> Saved data entries
********
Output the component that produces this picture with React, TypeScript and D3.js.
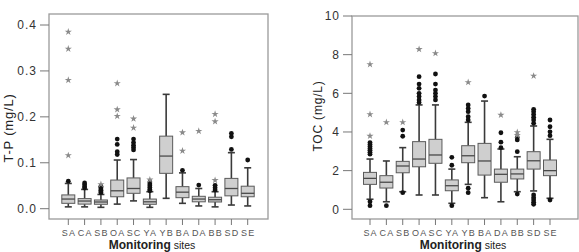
import React from "react";
import * as d3 from "d3";

const sites = ["SA", "CA", "SB", "OA", "SC", "YA", "YB", "BA", "DA", "BB", "SD", "SE"];

// T-P (mg/L) box statistics per site
const tpLow = [0.004, 0.004, 0.003, 0.010, 0.017, 0.003, 0.0226, 0.0117, 0.006, 0.004, 0.008, 0.006];
const tpQ1 = [0.0117, 0.010, 0.0096, 0.026, 0.0335, 0.0096, 0.077, 0.024, 0.015, 0.0146, 0.028, 0.026];
const tpMed = [0.021, 0.0167, 0.0146, 0.039, 0.044, 0.015, 0.1146, 0.036, 0.021, 0.0196, 0.044, 0.0335];
const tpQ3 = [0.030, 0.022, 0.019, 0.0624, 0.067, 0.021, 0.158, 0.048, 0.027, 0.025, 0.066, 0.049];
const tpHigh = [0.055, 0.042, 0.031, 0.106, 0.107, 0.037, 0.249, 0.078, 0.044, 0.037, 0.122, 0.089];
const tpDots = [
  [0.06],
  [0.056, 0.052, 0.048, 0.045],
  [0.049, 0.046, 0.043, 0.040, 0.037, 0.035],
  [0.1515, 0.14, 0.124, 0.118],
  [0.1515, 0.144, 0.138, 0.133, 0.128],
  [0.058, 0.054, 0.050, 0.046, 0.042, 0.039],
  [],
  [0.0835],
  [0.0515],
  [0.051, 0.0457, 0.0407],
  [0.129, 0.1565, 0.164],
  [0.106],
];
const tpStars = [
  [0.116, 0.28, 0.348, 0.385],
  [],
  [0.053],
  [0.2015, 0.216, 0.273],
  [0.176, 0.196],
  [0.063],
  [],
  [0.126, 0.166],
  [0.169],
  [0.062, 0.19, 0.206],
  [],
  [],
];
const tpTicks = [0, 0.1, 0.2, 0.3, 0.4];

// TOC (mg/L) box statistics per site
const tocLow = [0.52, 0.39, 0.91, 0.74, 0.74, 0.31, 1.29, 0.6, 0.39, 0.91, 0.95, 0.57];
const tocQ1 = [1.29, 1.1, 1.89, 2.2, 2.38, 0.96, 2.41, 1.77, 1.4, 1.57, 2.08, 1.74];
const tocMed = [1.6, 1.4, 2.24, 2.6, 2.81, 1.22, 2.77, 2.5, 1.81, 1.83, 2.51, 2.0];
const tocQ3 = [1.91, 1.74, 2.48, 3.5, 3.62, 1.52, 3.29, 3.41, 2.08, 2.08, 2.98, 2.55];
const tocHigh = [2.6, 2.5, 3.19, 5.4, 5.4, 2.08, 4.5, 5.6, 3.12, 2.72, 4.31, 3.62];
const tocDots = [
  [0.39, 0.19, 2.85, 2.95, 3.05, 3.15, 3.25, 3.35, 3.45],
  [0.19],
  [0.86, 3.78, 4.1],
  [5.52, 5.66, 5.83, 6.0, 6.26, 6.48, 6.86],
  [5.66, 5.83, 6.0, 6.17, 6.48, 7.0],
  [0.19, 2.28, 2.69],
  [1.09, 0.86, 4.62, 4.79, 5.05, 5.22, 5.4],
  [5.86],
  [3.19, 3.47, 3.96],
  [0.79, 2.98, 3.59, 3.72],
  [0.74, 0.6, 0.48, 0.36, 0.26, 4.45, 4.62, 4.76, 4.91, 5.05, 5.17],
  [0.48, 3.81, 4.01, 4.27, 4.62],
];
const tocStars = [
  [3.79, 4.91, 7.5],
  [4.5],
  [4.5],
  [8.28],
  [8.07],
  [],
  [6.57],
  [],
  [4.88],
  [3.84, 3.98],
  [6.9],
  [],
];
const tocTicks = [0, 2, 4, 6, 8, 10];

const FONT = "'Liberation Sans', Arial, sans-serif";
const starPath = d3.symbol().type(d3.symbolStar).size(16)() as string;

type PanelProps = {
  frame: { x0: number; x1: number; y0: number; y1: number };
  xRange: [number, number];
  yDomain: [number, number];
  yRange: [number, number];
  ticks: number[];
  tickFmt: (v: number) => string;
  low: number[];
  q1: number[];
  med: number[];
  q3: number[];
  high: number[];
  dots: number[][];
  stars: number[][];
  yLabel: string;
  yLabelX: number;
  yLabelY: number;
  yLabelSize: number;
  xTitleX: number;
};

function Panel(p: PanelProps) {
  const x = d3.scalePoint<string>().domain(sites).range(p.xRange);
  const y = d3.scaleLinear().domain(p.yDomain).range(p.yRange);
  const bw = 13;
  const cap = 7;
  const { x0, x1, y0, y1 } = p.frame;
  return (
    <g>
      {/* frame */}
      <rect x={x0} y={y0} width={x1 - x0} height={y1 - y0} fill="none" stroke="#9a9a9a" strokeWidth={1.3} />
      {/* y axis */}
      {p.ticks.map((t) => (
        <g key={t}>
          <line x1={x0 - 9} x2={x0} y1={y(t)} y2={y(t)} stroke="#777" strokeWidth={1} />
          <text x={x0 - 12} y={y(t)} dy="0.35em" textAnchor="end" fontSize={12} fill="#333" fontFamily={FONT} letterSpacing={1}>
            {p.tickFmt(t)}
          </text>
        </g>
      ))}
      {/* x axis */}
      {sites.map((s) => (
        <g key={s}>
          <line x1={x(s)} x2={x(s)} y1={y1} y2={y1 + 6} stroke="#777" strokeWidth={1} />
          <text x={(x(s) as number) + 0.6} y={y1 + 17} textAnchor="middle" fontSize={9} fill="#555" fontFamily={FONT} letterSpacing={1.2}>
            {s}
          </text>
        </g>
      ))}
      <text x={p.xTitleX} y={y1 + 30} textAnchor="middle" fill="#222" fontFamily={FONT}>
        <tspan fontWeight="bold" fontSize={12}>Monitoring</tspan>
        <tspan fontSize={10.5}> sites</tspan>
      </text>
      <text
        transform={`translate(${p.yLabelX},${p.yLabelY}) rotate(-90)`}
        textAnchor="middle"
        dy="0.35em"
        fontSize={p.yLabelSize}
        fill="#222"
        fontFamily={FONT}
        letterSpacing={0.8}
      >
        {p.yLabel}
      </text>
      {/* boxes */}
      {sites.map((s, i) => {
        const cx = x(s) as number;
        return (
          <g key={s}>
            <line x1={cx} x2={cx} y1={y(p.low[i])} y2={y(p.q1[i])} stroke="#3a3a3a" strokeWidth={1.6} />
            <line x1={cx} x2={cx} y1={y(p.q3[i])} y2={y(p.high[i])} stroke="#3a3a3a" strokeWidth={1.6} />
            <line x1={cx - cap / 2} x2={cx + cap / 2} y1={y(p.low[i])} y2={y(p.low[i])} stroke="#3a3a3a" strokeWidth={1.6} />
            <line x1={cx - cap / 2} x2={cx + cap / 2} y1={y(p.high[i])} y2={y(p.high[i])} stroke="#3a3a3a" strokeWidth={1.6} />
            <rect
              x={cx - bw / 2}
              y={y(p.q3[i])}
              width={bw}
              height={y(p.q1[i]) - y(p.q3[i])}
              fill="#cfcfcf"
              stroke="#5a5a5a"
              strokeWidth={1}
            />
            <line x1={cx - bw / 2} x2={cx + bw / 2} y1={y(p.med[i])} y2={y(p.med[i])} stroke="#4a4a4a" strokeWidth={1.3} />
            {p.dots[i].map((v, j) => (
              <circle key={"d" + j} cx={cx} cy={y(v)} r={2.4} fill="#111" />
            ))}
            {p.stars[i].map((v, j) => (
              <path key={"s" + j} d={starPath} transform={`translate(${cx},${y(v)})`} fill="#8a8a8a" />
            ))}
          </g>
        );
      })}
    </g>
  );
}

export default function App() {
  return (
    <svg width={579} height={252} style={{ position: "absolute", left: 0, top: 0, background: "#fff" }}>
      <Panel
        frame={{ x0: 49, x1: 268, y0: 14, y1: 219 }}
        xRange={[68.3, 247.7]}
        yDomain={[0, 0.4]}
        yRange={[208.7, 25]}
        ticks={tpTicks}
        tickFmt={(v) => v.toFixed(1)}
        low={tpLow}
        q1={tpQ1}
        med={tpMed}
        q3={tpQ3}
        high={tpHigh}
        dots={tpDots}
        stars={tpStars}
        yLabel="T-P (mg/L)"
        yLabelX={8}
        yLabelY={128}
        yLabelSize={13}
        xTitleX={152}
      />
      <Panel
        frame={{ x0: 352, x1: 578, y0: 16, y1: 219 }}
        xRange={[370, 550]}
        yDomain={[0, 10]}
        yRange={[209.3, 16]}
        ticks={tocTicks}
        tickFmt={(v) => String(v)}
        low={tocLow}
        q1={tocQ1}
        med={tocMed}
        q3={tocQ3}
        high={tocHigh}
        dots={tocDots}
        stars={tocStars}
        yLabel="TOC (mg/L)"
        yLabelX={318}
        yLabelY={116}
        yLabelSize={12}
        xTitleX={463}
      />
    </svg>
  );
}
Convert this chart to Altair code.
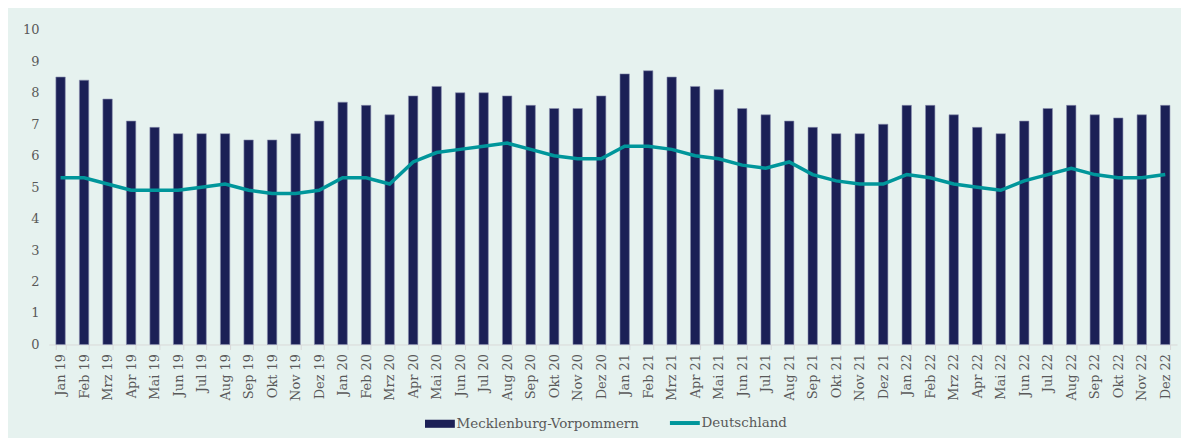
********
> Exercise
Gather each line from the entries above that includes the word "this".

> Expected answer
Output the component that produces this picture with React, TypeScript and D3.js.
Convert this chart to Altair code.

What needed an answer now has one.